Basketball is over and spring football is winding down. In the era of early recruiting, midterm graduates, scholarship limitations, and strict practice time allowances, spring football has become more important than ever. We sent correspondents to every Big 12 school to get each coach’s expectations for spring ball and the upcoming season.
Unfortunately, the interviews consisted of mostly boring coachspeak. We were given uninteresting nuggets like these:
“There’s no reason the best players in this state shouldn’t be considering living in Waco for the four or five years.”
“I wouldn’t trade our incoming class with any other in this conference.”
“Stillwater is a great place to live.”
Not only were the answers boring, a lot of them were straight out lies. We regrouped and sent correspondents back to interview each of the coaches. This time, we took with us a syringe filled with sodium thiopental, better known as truth serum.

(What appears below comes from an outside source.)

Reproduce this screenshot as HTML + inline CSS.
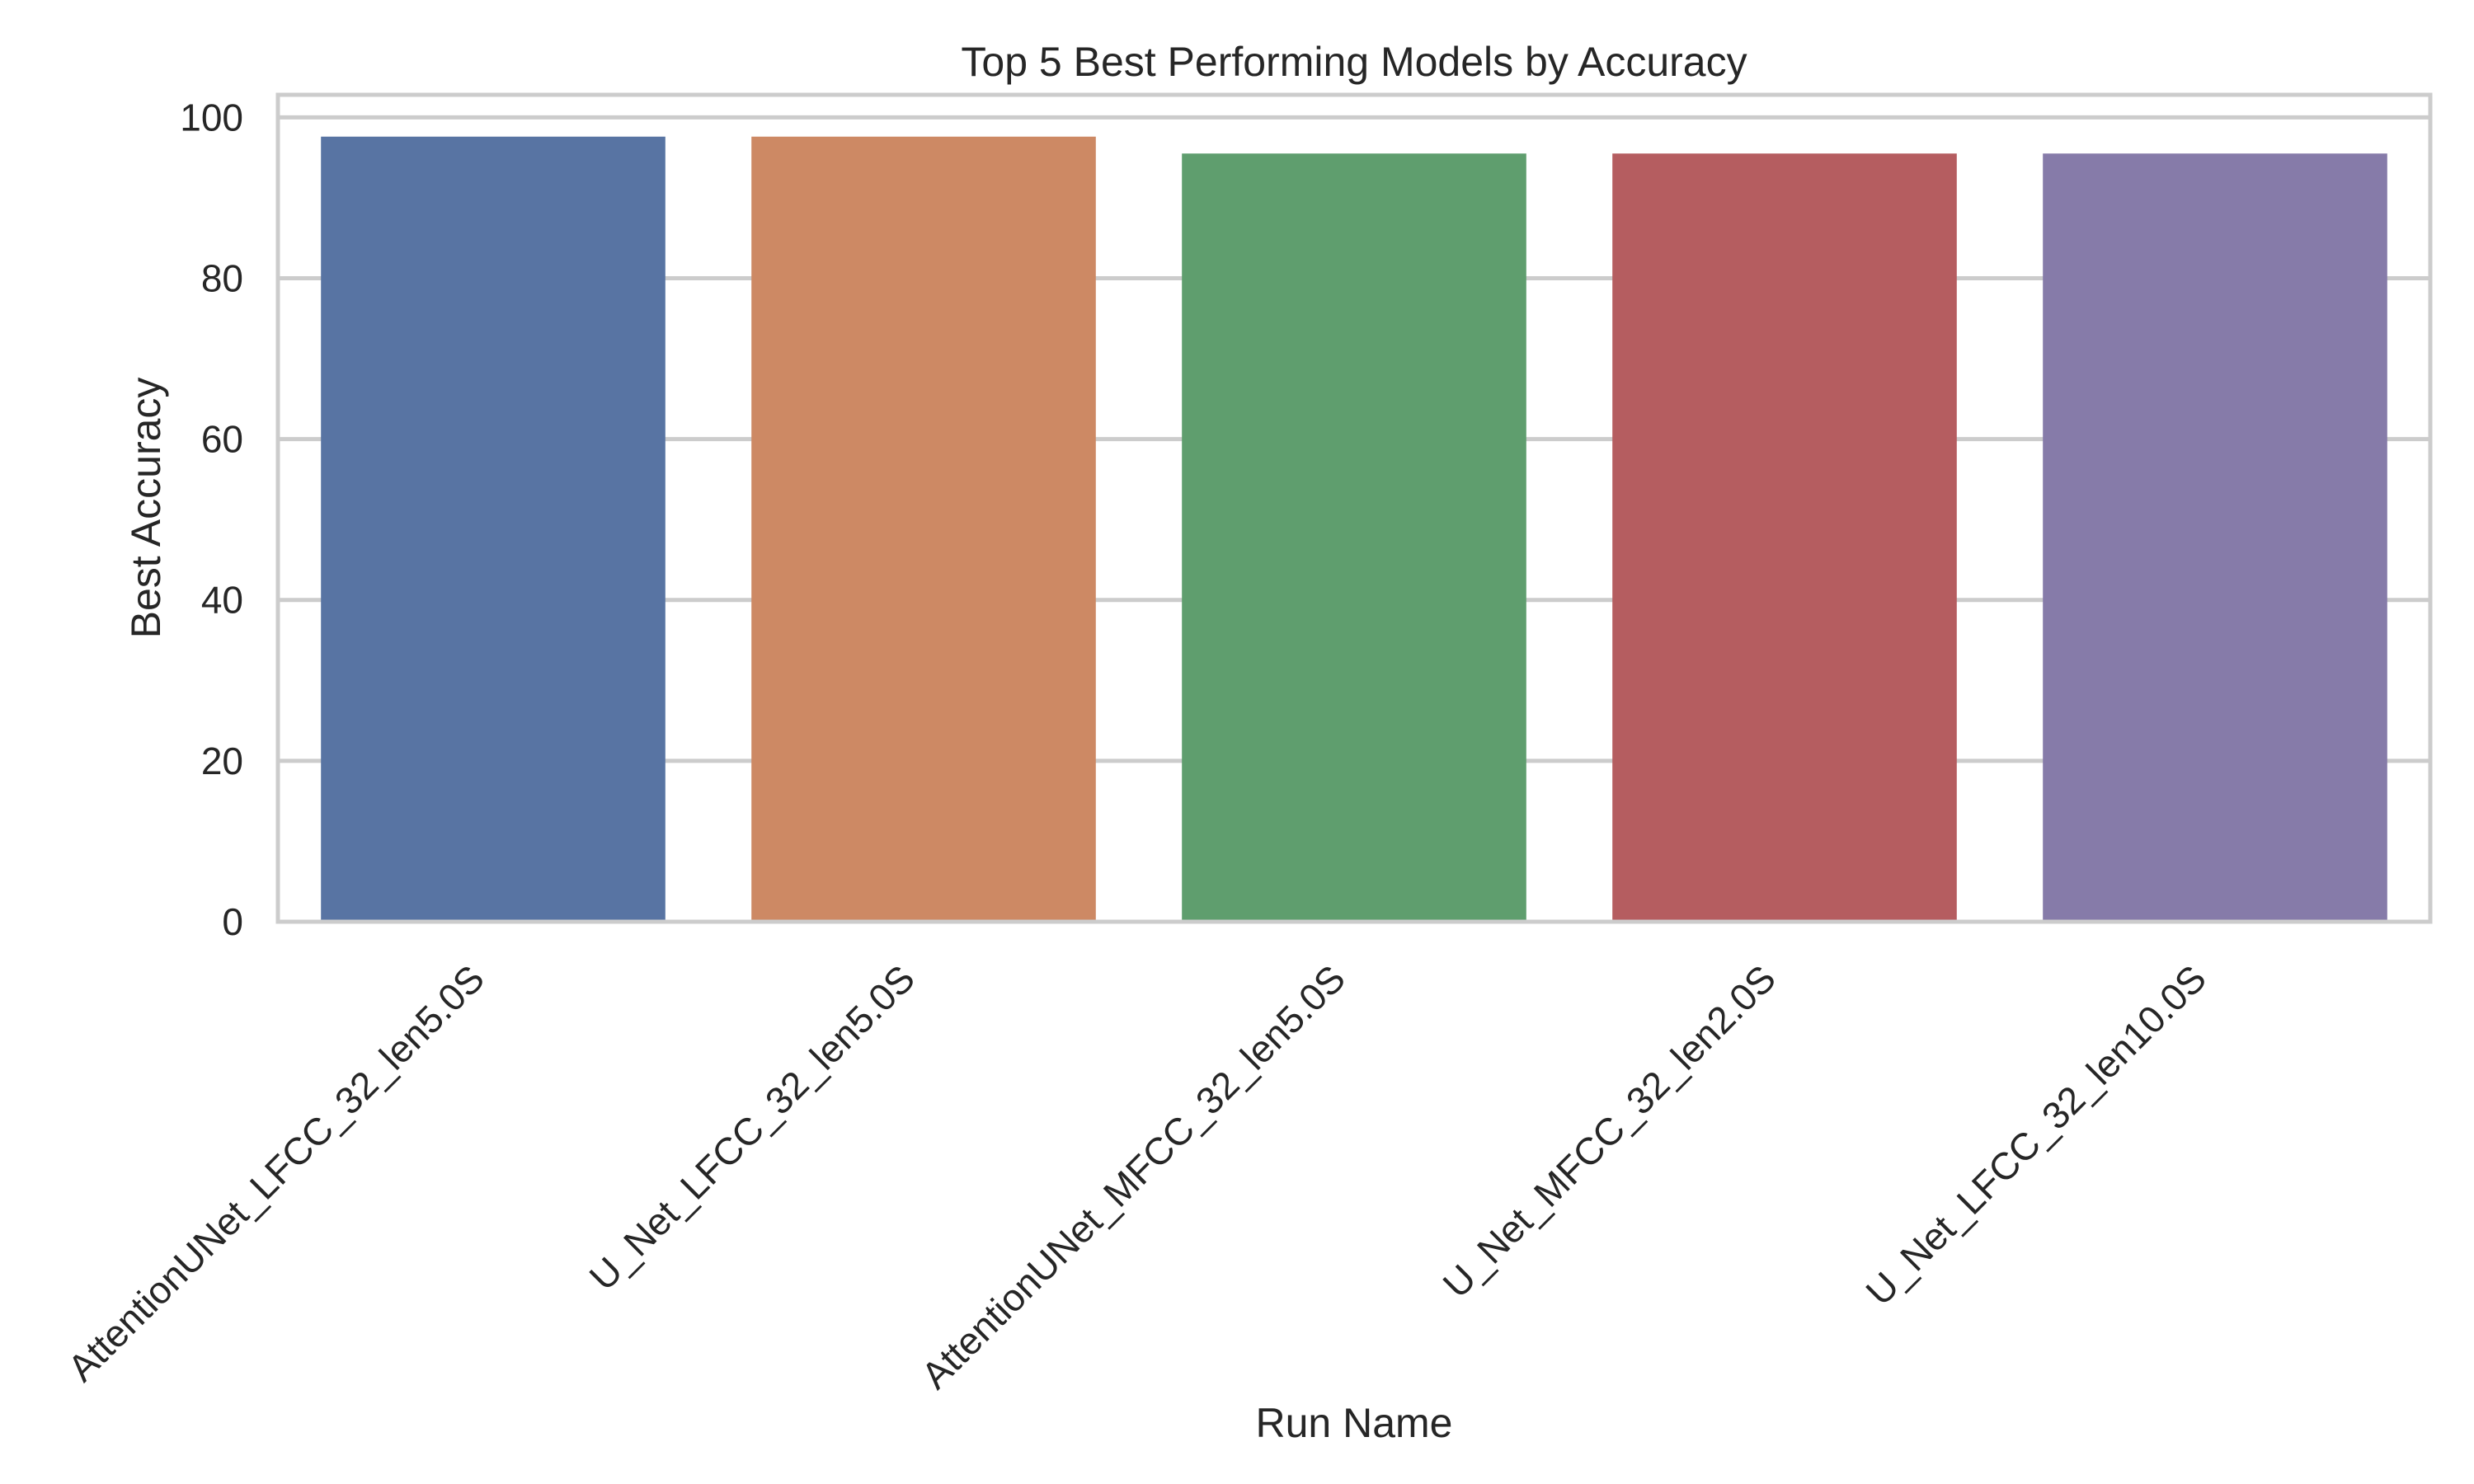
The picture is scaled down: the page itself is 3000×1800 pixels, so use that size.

With the truth serum in their systems, the coaches seemed to talk in a stream of consciousness dialogue.
Here is a brief rundown of what each coach is really thinking about going into spring practice:
Art Briles, Head Coach of the Baylor Bears since 2008
Sure, I would’ve gone to Texas Tech if Leach had left. I’m not stupid. I really think I can get a better gig than that, though, if I can get us into a bowl game this year. Our quarterback is great, and he’s our offense. He’ll be our leading rusher this year. I’m going to make him do everything. If he gets hurt, we’re up the creek. Our uniforms are ugly. I puke at halftime during most of our home games. I hate our students.
Bob Stoops, Head Coach of the Oklahoma Sooners since 1999
Sure, I lose big games. The only one we won was because we were double digit underdogs and we surprised them a bit. We pay players. We’ve been busted, so that shouldn’t be an issue anymore. I’m not very smart, but I can get my players to play hard against inferior competition. I love the state of Texas. I don’t really like Oklahoma, but I’m only a 40 minute flight from Dallas. I’m getting sick and tired of Norman and I want out of here.
Mike Gundy, Head Coach of the Oklahoma State Cowboys since 2005
Defense doesn’t win football games. Boone Pickens likes me, so my job is safe, but I always have to run over to his house and talk to his friends. It’s like I’m his dog, or something. I think Boone has some mental problems. He donated all this money to our program, but his junk bonds crashed and now we can’t even get uniforms except for ones that have slanted fonts. We’re so high school. I’m thankful I have a job, though, where my temper and lack of social awareness don’t hamper me in any way. We have cell phone service in Stillwater, now.
Mack Brown, Head Coach of the Texas Longhorns since 1998
I deserve all the praise I get. I am Mr. February. I am Mr. Football. The thing is, I want everyone to like me. I’m really happy we won the conference last year. Otherwise, they would have forced me out let that Will guy take over. You know, that’s only the second time I’ve ever won a conference championship. All my assistant coaches except the fat guy know more about football than I do. I love living in Austin, but I really don’t like hippies or bongo drums. Half of my team should be in jail, but we do a good job of controlling the police. We have the best lawyers.
Mike Sherman, Head Coach of the Texas A&M Aggies since 2008
We have to get better. We need better linebackers, better line play on both sides of the ball, we need to find a tight end. I’ve tried twenty players at tight end, and they can all do something well, but not everything. I’m thankful I coach at a great university, and we will turn this thing around. The tide is turning, and I expect to be here for a long time. We will have success. I prefer Ding Dongs to Little Debbie snack cakes.
Mike Leach, Head Coach of the Texas Tech Red Raiders since 2000
I’m frustrated as hell. Every year I throw my name in the hat, and no one ever wants to hire me. I don’t like people. I don’t like my own players, and I hate it in Lubbock. Do you have any idea what the it’s like to live through dust storm after dust storm? I know I drink too much and that I rub people the wrong way, but it seems like a school like Clemson or Auburn or UCLA would hire me. About my team, we don’t have the talent or the intelligence to just line up and beat people. Our school is about to lose its accreditation. It’s all about tricking people. We don’t play real football.